— BEGIN Given information —
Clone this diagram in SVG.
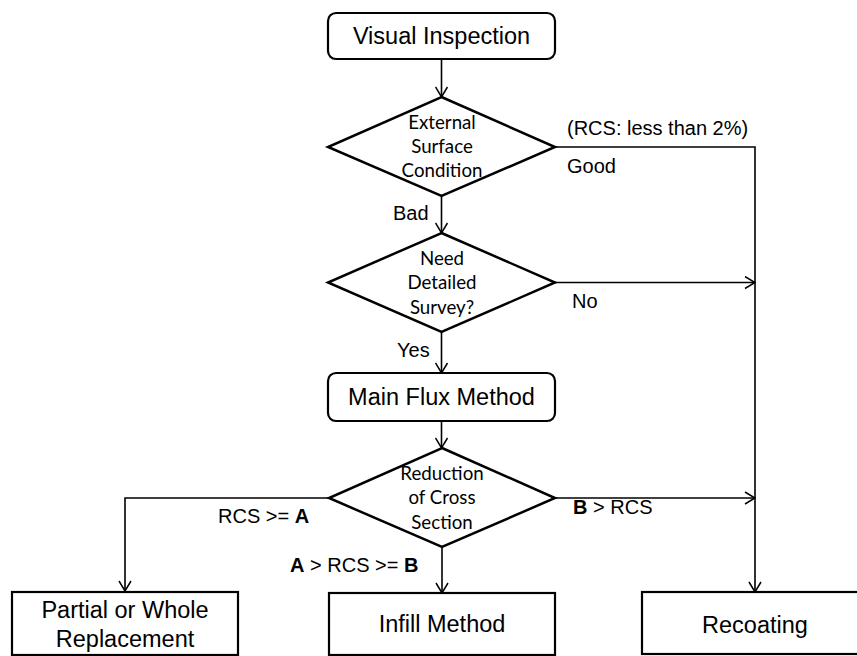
<svg xmlns="http://www.w3.org/2000/svg" width="857" height="656" viewBox="0 0 857 656">
<style>
.box{fill:#fff;stroke:#000;stroke-width:2.2}
.dia{fill:#fff;stroke:#000;stroke-width:2.5}
.t{font-family:"Liberation Sans",Arial,sans-serif;font-size:20px;fill:#000}
.b{font-family:"Liberation Sans",Arial,sans-serif;font-size:23.5px;fill:#000;text-anchor:middle}
.d{font-family:Lato,"Open Sans",sans-serif;font-size:18.7px;fill:#000;text-anchor:middle}
.ln{fill:none;stroke:#000;stroke-width:1.6;marker-end:url(#ah)}
</style>
<defs>
<marker id="ah" viewBox="0 0 12 14" refX="11" refY="7" markerWidth="12" markerHeight="14" markerUnits="userSpaceOnUse" orient="auto">
<polyline points="1,1 11,7 1,13" fill="none" stroke="#000" stroke-width="1.5"/>
</marker>
</defs>
<rect width="857" height="656" fill="#fff"/>
<g id="connectors">
<path class="ln" d="M441.5,59 V97"/>
<path class="ln" d="M555,147 H755 V592"/>
<path class="ln" d="M441.5,196 V233"/>
<path class="ln" d="M555,282.5 H755"/>
<path class="ln" d="M441.5,332 V373"/>
<path class="ln" d="M441.5,421 V448"/>
<path class="ln" d="M329,498 H125 V591"/>
<path class="ln" d="M442,547 V593"/>
<path class="ln" d="M555,498 H755"/>
<text class="t" x="567" y="135">(RCS: less than 2%)</text>
<text class="t" x="567" y="173">Good</text>
<text class="t" x="393" y="220">Bad</text>
<text class="t" x="572" y="308">No</text>
<text class="t" x="397" y="357">Yes</text>
<text class="t" x="218" y="523">RCS &gt;= <tspan font-weight="bold">A</tspan></text>
<text class="t" x="290" y="572"><tspan font-weight="bold">A</tspan> &gt; RCS &gt;= <tspan font-weight="bold">B</tspan></text>
<text class="t" x="573" y="514"><tspan font-weight="bold">B</tspan> &gt; RCS</text>
</g>
<g id="visual">
<rect class="box" x="328" y="13" width="227" height="46" rx="8"/>
<text class="b" x="441.5" y="44">Visual Inspection</text>
</g>
<g id="external">
<polygon class="dia" points="441.5,97 555,147 441.5,196 328,147"/>
<text class="d" x="442" y="129">External</text>
<text class="d" x="442" y="153">Surface</text>
<text class="d" x="442" y="177">Condition</text>
</g>
<g id="need">
<polygon class="dia" points="441.5,233 555,282.5 441.5,332 328,282.5"/>
<text class="d" x="442" y="265">Need</text>
<text class="d" x="442" y="289">Detailed</text>
<text class="d" x="442" y="314">Survey?</text>
</g>
<g id="mainflux">
<rect class="box" x="328" y="373" width="227" height="48" rx="8"/>
<text class="b" x="441.5" y="405">Main Flux Method</text>
</g>
<g id="reduction">
<polygon class="dia" points="442,448 555,498 442,547 329,498"/>
<text class="d" x="442" y="480">Reduction</text>
<text class="d" x="442" y="504">of Cross</text>
<text class="d" x="442" y="529">Section</text>
</g>
<g id="partial">
<rect class="box" x="12" y="592" width="226" height="63"/>
<text class="b" x="125" y="618">Partial or Whole</text>
<text class="b" x="125" y="647">Replacement</text>
</g>
<g id="infill">
<rect class="box" x="329" y="593" width="226" height="62"/>
<text class="b" x="442" y="632">Infill Method</text>
</g>
<g id="recoating">
<rect class="box" x="642" y="592" width="226" height="62"/>
<text class="b" x="755" y="633">Recoating</text>
</g>
</svg>
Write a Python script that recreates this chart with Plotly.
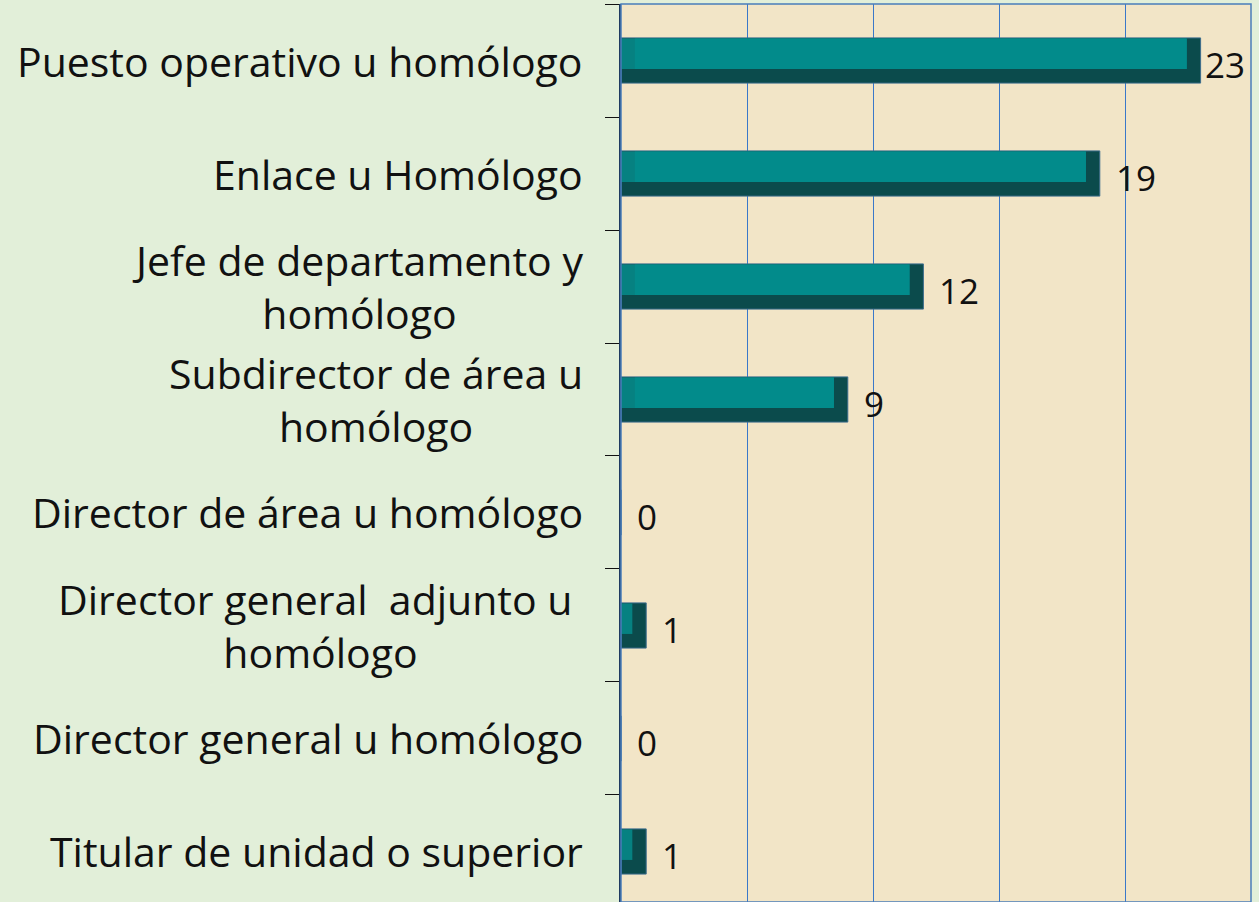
import plotly.graph_objects as go

categories = [
    "Puesto operativo u homólogo",
    "Enlace u Homólogo",
    "Jefe de departamento y<br>homólogo",
    "Subdirector de área u<br>homólogo",
    "Director de área u homólogo",
    "Director general\u00a0\u00a0adjunto u\u00a0<br>homólogo",
    "Director general u homólogo",
    "Titular de unidad o superior",
]
values = [23, 19, 12, 9, 0, 1, 0, 1]

FONT = "Open Sans"
BEVEL = 0.55

fig = go.Figure()

# dark base of the bevelled bar
fig.add_trace(go.Bar(
    y=categories, x=values, orientation="h", width=0.4,
    marker=dict(color="#0b4b4c", line=dict(color="#3d6d8c", width=1)),
    hoverinfo="x+y", showlegend=False,
))
# slightly darker left bevel band
mid_x = [max(v - BEVEL, 0) for v in values]
fig.add_trace(go.Bar(
    y=categories, x=mid_x, orientation="h", width=0.27, offset=-0.195,
    marker=dict(color="#068181", line=dict(width=0)),
    hoverinfo="skip", showlegend=False,
))
# light top face
face_x = [max(v - 2 * BEVEL, 0) for v in values]
fig.add_trace(go.Bar(
    y=categories, x=face_x, base=[BEVEL] * len(values), orientation="h",
    width=0.27, offset=-0.195,
    marker=dict(color="#028b8b", line=dict(width=0)),
    hoverinfo="skip", showlegend=False,
))

annotations = []
for c, v in zip(categories, values):
    annotations.append(dict(
        x=v, y=c, xref="x", yref="y", text=str(v), showarrow=False,
        xanchor="left", yanchor="middle", xshift=14 if v < 20 else 2, yshift=-4,
        font=dict(family=FONT, size=35, color="#111111"),
    ))
    annotations.append(dict(
        x=0, y=c, xref="paper", yref="y", text=c, showarrow=False,
        xanchor="right", yanchor="middle", align="center", xshift=-36,
        font=dict(family=FONT, size=41, color="#111111"),
    ))

fig.update_layout(
    width=1259, height=902,
    margin=dict(l=621, r=8, t=4, b=0),
    paper_bgcolor="#e2efd9",
    plot_bgcolor="#f2e5c7",
    barmode="overlay",
    bargap=0.6,
    annotations=annotations,
    xaxis=dict(
        range=[0, 25], dtick=5, showgrid=True, gridcolor="#3a78c9", gridwidth=1,
        showticklabels=False, zeroline=False, showline=False, ticks="",
        fixedrange=True,
    ),
    yaxis=dict(
        type="category", range=[7.447, -0.5], showticklabels=False,
        ticks="outside", tickson="boundaries", ticklen=14, tickcolor="#111111",
        showline=True, linecolor="#1f3a60", linewidth=2, showgrid=False,
        zeroline=False, fixedrange=True,
    ),
    shapes=[dict(
        type="rect", xref="paper", yref="paper", x0=0, x1=1, y0=0, y1=1,
        line=dict(color="#4a7ebb", width=1.5), layer="above",
    )],
)

fig.write_html(
    "out.html",
    config={"displayModeBar": False},
    post_script="document.body.style.margin='0px';",
)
— END Given information —
Short task >> Repeat exactly, and only, the lines from the one containing "Write a Python" through the one containing "import plotly.graph_objects as go", both included, without the pictures.

Solution for this task >>
Write a Python script that recreates this chart with Plotly.
import plotly.graph_objects as go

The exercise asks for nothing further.